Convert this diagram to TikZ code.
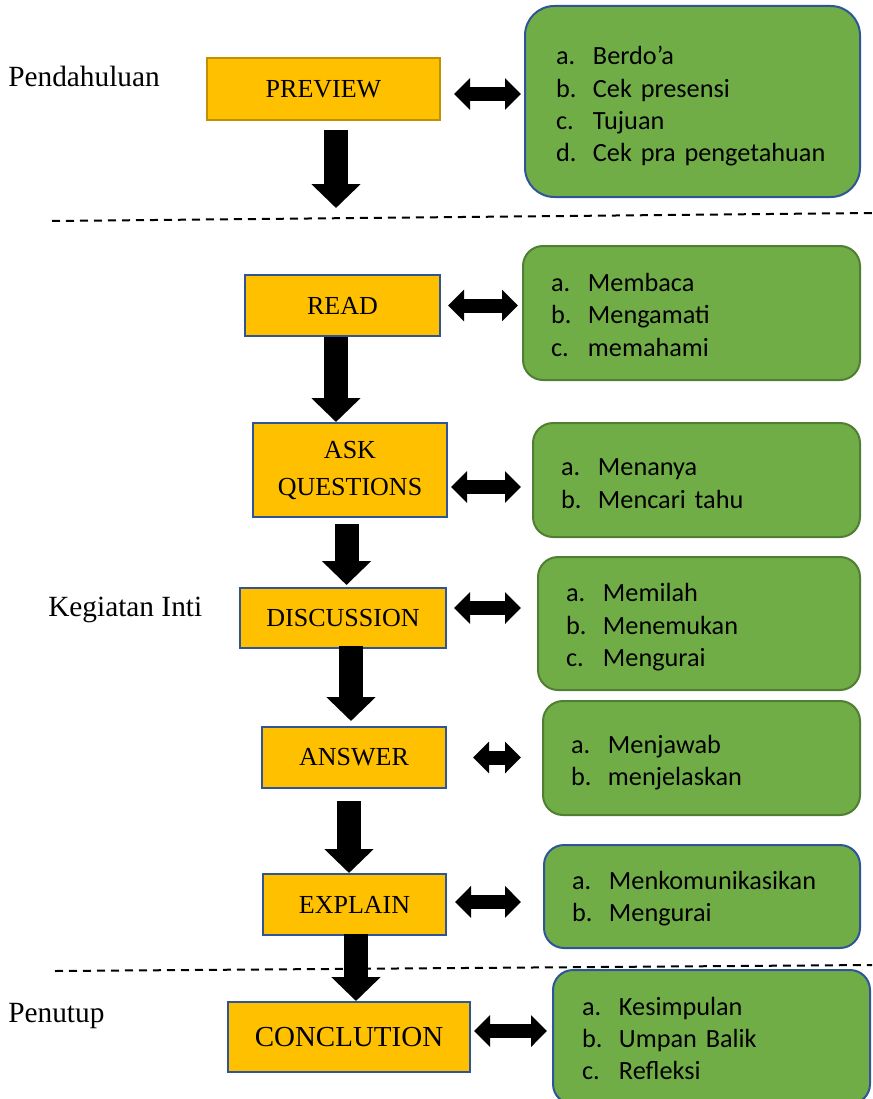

---+---

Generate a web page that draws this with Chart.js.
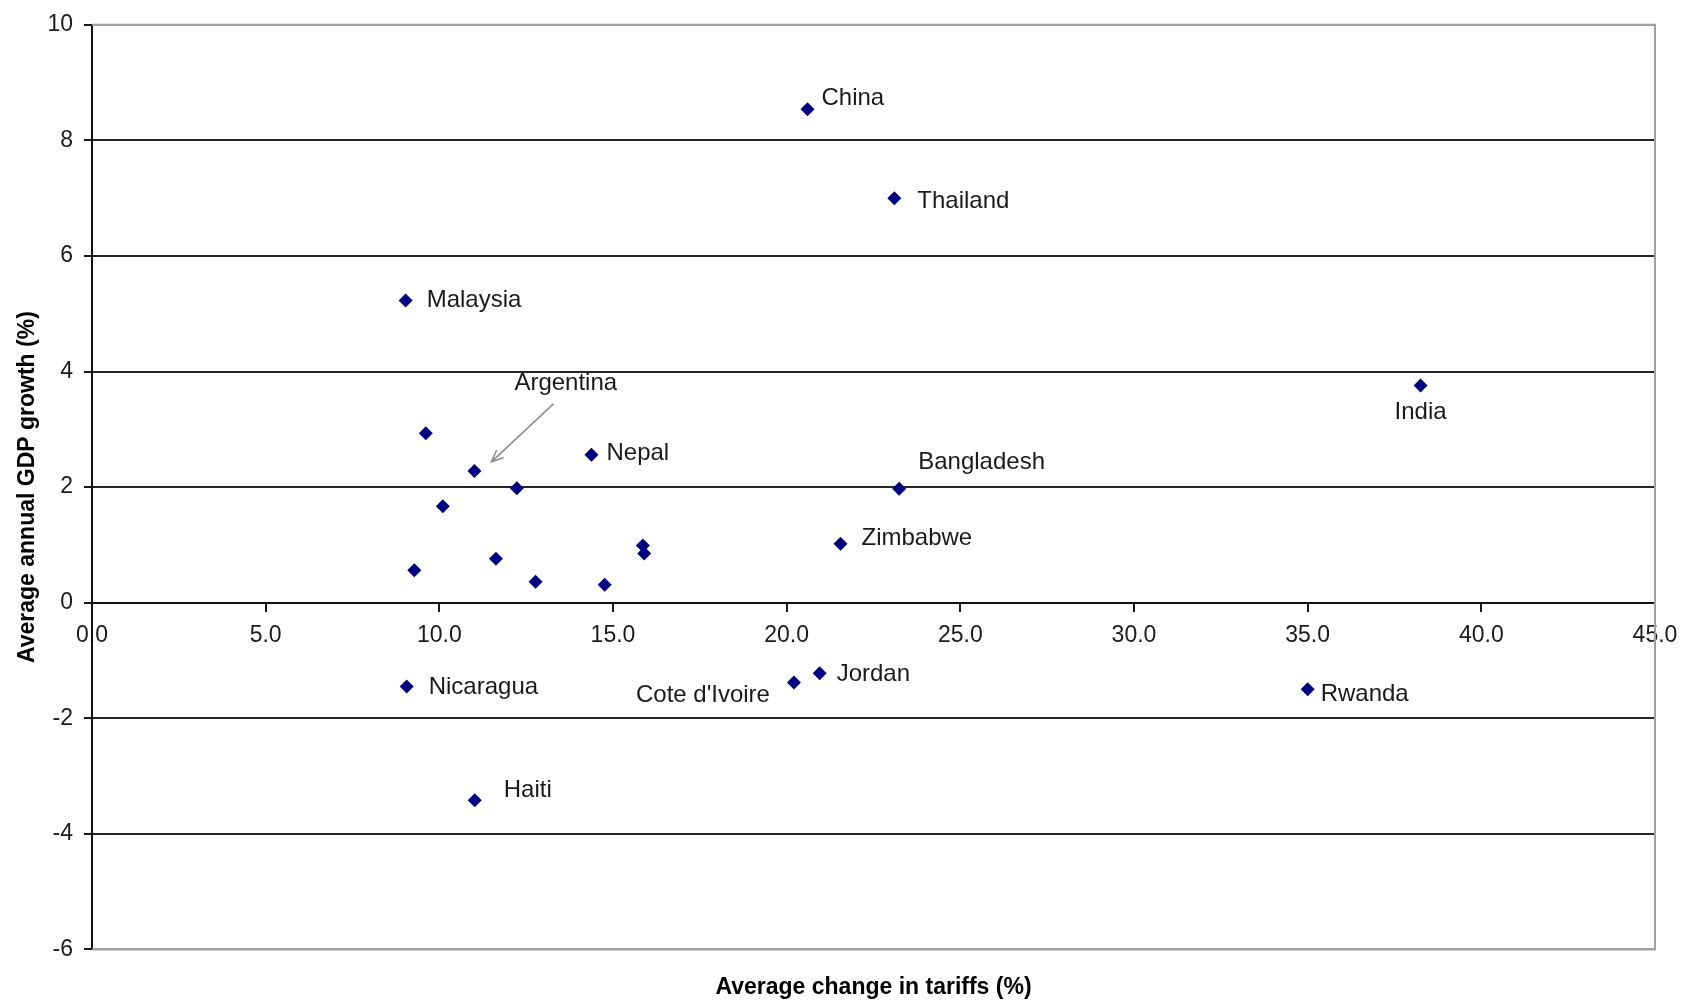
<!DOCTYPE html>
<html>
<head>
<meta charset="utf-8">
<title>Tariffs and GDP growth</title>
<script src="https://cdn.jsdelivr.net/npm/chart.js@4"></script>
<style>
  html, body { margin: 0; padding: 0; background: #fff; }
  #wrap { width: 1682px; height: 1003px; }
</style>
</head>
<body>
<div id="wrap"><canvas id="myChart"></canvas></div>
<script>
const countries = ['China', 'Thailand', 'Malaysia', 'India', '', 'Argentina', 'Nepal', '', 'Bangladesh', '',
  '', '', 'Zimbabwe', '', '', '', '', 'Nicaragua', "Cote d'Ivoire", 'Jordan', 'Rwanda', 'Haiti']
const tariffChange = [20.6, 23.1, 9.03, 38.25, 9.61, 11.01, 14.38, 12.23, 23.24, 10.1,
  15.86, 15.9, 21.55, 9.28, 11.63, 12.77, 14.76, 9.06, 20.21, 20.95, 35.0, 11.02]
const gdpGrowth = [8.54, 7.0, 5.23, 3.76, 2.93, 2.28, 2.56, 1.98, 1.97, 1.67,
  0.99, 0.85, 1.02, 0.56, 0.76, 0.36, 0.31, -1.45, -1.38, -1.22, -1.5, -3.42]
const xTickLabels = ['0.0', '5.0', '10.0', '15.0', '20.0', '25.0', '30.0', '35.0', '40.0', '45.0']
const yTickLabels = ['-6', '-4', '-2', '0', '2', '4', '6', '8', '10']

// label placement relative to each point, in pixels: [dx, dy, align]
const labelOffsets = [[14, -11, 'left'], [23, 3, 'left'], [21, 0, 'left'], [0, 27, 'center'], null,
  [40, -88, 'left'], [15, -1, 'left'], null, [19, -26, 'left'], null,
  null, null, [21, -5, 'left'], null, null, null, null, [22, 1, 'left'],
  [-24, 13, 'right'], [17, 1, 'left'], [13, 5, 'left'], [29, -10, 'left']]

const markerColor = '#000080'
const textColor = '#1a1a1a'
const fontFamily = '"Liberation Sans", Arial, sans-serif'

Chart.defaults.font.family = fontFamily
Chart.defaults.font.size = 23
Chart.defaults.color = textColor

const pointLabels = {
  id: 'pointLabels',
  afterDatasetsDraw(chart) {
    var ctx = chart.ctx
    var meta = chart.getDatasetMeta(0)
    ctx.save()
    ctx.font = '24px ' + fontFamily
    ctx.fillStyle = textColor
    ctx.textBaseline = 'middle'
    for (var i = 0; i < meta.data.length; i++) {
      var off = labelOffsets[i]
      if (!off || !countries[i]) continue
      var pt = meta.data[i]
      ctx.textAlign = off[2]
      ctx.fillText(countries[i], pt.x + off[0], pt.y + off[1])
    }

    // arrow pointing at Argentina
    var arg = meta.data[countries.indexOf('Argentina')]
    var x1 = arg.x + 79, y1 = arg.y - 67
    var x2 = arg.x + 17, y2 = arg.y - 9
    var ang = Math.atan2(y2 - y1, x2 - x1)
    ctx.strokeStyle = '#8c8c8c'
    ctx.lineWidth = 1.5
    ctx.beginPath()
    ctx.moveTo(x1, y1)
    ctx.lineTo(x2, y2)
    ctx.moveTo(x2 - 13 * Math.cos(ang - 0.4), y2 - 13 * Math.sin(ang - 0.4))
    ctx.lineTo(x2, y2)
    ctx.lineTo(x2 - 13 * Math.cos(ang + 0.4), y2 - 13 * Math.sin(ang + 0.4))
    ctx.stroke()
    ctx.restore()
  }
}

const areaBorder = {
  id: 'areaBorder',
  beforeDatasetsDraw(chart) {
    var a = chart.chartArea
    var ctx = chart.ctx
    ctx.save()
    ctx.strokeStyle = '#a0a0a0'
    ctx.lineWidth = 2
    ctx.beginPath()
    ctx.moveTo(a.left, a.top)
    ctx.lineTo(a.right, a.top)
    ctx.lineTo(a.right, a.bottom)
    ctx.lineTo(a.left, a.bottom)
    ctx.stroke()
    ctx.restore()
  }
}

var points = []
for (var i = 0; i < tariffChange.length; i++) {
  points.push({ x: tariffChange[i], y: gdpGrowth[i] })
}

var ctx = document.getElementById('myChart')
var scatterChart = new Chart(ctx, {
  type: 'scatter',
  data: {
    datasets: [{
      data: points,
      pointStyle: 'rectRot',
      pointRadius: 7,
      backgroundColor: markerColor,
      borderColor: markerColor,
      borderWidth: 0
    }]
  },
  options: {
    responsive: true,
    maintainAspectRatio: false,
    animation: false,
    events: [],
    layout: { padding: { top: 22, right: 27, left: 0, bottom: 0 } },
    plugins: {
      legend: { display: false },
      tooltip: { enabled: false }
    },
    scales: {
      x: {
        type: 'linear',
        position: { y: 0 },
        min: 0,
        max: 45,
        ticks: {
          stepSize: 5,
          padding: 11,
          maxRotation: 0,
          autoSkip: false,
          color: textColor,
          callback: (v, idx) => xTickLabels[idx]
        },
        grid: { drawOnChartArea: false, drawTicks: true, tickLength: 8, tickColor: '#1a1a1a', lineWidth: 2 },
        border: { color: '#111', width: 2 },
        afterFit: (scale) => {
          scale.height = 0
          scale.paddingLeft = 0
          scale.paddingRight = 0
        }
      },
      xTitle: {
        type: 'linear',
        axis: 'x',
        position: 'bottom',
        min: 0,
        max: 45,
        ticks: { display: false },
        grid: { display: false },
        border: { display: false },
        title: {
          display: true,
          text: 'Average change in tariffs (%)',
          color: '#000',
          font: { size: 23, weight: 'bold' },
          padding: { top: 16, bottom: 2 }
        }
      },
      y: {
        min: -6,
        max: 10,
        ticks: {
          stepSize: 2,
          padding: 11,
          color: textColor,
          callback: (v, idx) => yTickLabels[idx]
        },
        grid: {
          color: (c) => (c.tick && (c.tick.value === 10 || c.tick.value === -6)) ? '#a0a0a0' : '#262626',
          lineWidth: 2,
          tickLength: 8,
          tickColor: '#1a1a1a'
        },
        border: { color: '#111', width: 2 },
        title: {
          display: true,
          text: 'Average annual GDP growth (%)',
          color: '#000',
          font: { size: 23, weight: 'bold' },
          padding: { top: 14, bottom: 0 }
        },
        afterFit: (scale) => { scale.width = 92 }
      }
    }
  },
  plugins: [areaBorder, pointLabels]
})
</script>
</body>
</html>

---+---

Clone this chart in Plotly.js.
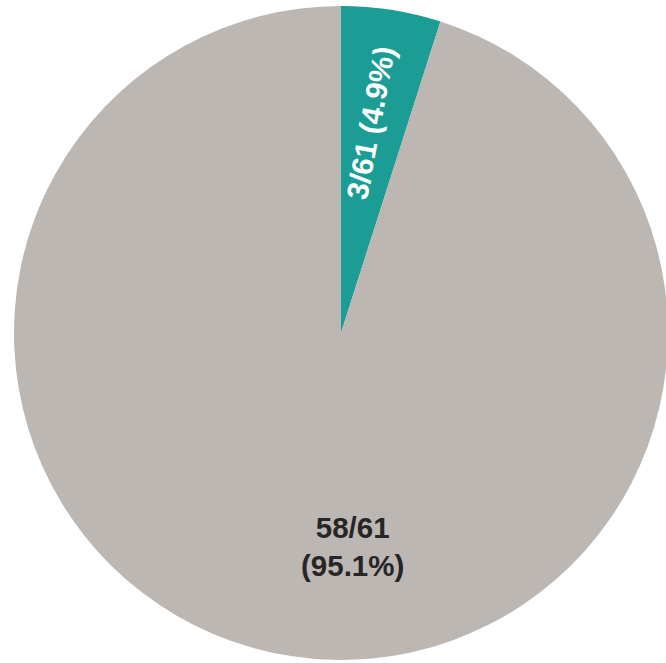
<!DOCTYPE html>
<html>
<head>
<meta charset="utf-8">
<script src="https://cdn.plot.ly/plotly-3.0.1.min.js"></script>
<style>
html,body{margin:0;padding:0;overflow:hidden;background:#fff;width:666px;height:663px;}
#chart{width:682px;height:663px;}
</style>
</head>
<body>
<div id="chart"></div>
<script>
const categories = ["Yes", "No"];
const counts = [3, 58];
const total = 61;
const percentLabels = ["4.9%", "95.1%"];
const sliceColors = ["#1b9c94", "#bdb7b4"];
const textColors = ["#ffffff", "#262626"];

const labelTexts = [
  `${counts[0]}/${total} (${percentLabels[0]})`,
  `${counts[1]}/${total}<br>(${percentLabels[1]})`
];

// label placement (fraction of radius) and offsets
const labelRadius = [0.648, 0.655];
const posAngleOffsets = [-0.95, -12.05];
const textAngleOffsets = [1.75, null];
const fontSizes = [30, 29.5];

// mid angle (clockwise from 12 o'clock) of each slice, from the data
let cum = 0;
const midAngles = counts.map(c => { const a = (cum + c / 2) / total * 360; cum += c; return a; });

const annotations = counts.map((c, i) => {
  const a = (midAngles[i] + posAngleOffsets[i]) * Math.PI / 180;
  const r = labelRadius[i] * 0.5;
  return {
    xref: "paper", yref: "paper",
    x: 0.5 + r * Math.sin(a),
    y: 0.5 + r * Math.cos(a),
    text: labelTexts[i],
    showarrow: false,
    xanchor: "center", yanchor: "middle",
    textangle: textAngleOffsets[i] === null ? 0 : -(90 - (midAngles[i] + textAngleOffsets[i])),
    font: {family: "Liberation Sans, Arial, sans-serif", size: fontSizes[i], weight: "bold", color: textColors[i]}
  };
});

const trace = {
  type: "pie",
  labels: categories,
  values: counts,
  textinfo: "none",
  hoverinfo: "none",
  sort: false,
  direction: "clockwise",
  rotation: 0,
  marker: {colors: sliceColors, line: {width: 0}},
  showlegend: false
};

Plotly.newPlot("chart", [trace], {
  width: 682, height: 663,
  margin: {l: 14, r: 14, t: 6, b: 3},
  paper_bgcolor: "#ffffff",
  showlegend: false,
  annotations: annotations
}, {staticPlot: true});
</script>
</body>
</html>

---+---

* **Directive**
Go back to the listing above and reproduce, exactly, the stretch from the line bearing "Clone this chart in Plotly.js." through the line bearing "const midAngles = counts.map(c", without its pictures.

* **Correct result**
Clone this chart in Plotly.js.
<!DOCTYPE html>
<html>
<head>
<meta charset="utf-8">
<script src="https://cdn.plot.ly/plotly-3.0.1.min.js"></script>
<style>
html,body{margin:0;padding:0;overflow:hidden;background:#fff;width:666px;height:663px;}
#chart{width:682px;height:663px;}
</style>
</head>
<body>
<div id="chart"></div>
<script>
const categories = ["Yes", "No"];
const counts = [3, 58];
const total = 61;
const percentLabels = ["4.9%", "95.1%"];
const sliceColors = ["#1b9c94", "#bdb7b4"];
const textColors = ["#ffffff", "#262626"];

const labelTexts = [
  `${counts[0]}/${total} (${percentLabels[0]})`,
  `${counts[1]}/${total}<br>(${percentLabels[1]})`
];

// label placement (fraction of radius) and offsets
const labelRadius = [0.648, 0.655];
const posAngleOffsets = [-0.95, -12.05];
const textAngleOffsets = [1.75, null];
const fontSizes = [30, 29.5];

// mid angle (clockwise from 12 o'clock) of each slice, from the data
let cum = 0;
const midAngles = counts.map(c => { const a = (cum + c / 2) / total * 360; cum += c; return a; });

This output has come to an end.